Lots of theologians and church critics lament the emphasis on material things, but we human beings express who we are by making things.  And we express who we collectively are by making and building and saving things together.

On Tuesday, an historic African American church in Atlanta was bulldozed to make way for a new football stadium (surely there’s at least one good sermon in that metaphor!).  Standing in southwest Atlanta since 1879, Friendship Baptist was full of history – playing a role in the establishment of Morehouse and Spellman Colleges, among other things.  It was also full of individual stories of births and deaths and baptisms and marriages.

Meanwhile, two historians were making their way around to Massachusetts Congregational churches to collect the records they have stashed in attics and basements, hoping to preserve and digitize them for posterity.  In those often-brittle pages are more stories – decisions made, sins confessed, births and deaths, even the occasional account of a journey toward conversion.

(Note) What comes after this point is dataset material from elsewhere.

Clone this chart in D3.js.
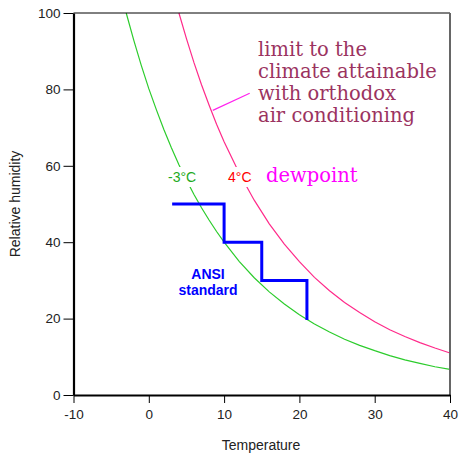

So I’ve been thinking about buildings and “stuff.”  Thinking about how often they hold stories that congregations forget to tell, sometimes until it is too late.  Over the years, one of the most fruitful exercises we’ve recommended to people who want to understand the culture of their congregation is an “artifacts inventory.”  We invite groups of people make lists of the things in their space that they would most miss and why.  Sometimes that is combined with a “space tour,” inviting participants to stop to tell stories about what makes various places meaningful.  We’ve also learned that different groups in the same congregation may conduct the tour very differently!  That’s an important revelation, too.

Buildings and stuff don’t last forever, of course.  But when their stories are told and retold, the life of a congregation can be continually enriched.  New members and old can discover values that have shaped how the congregation does its work.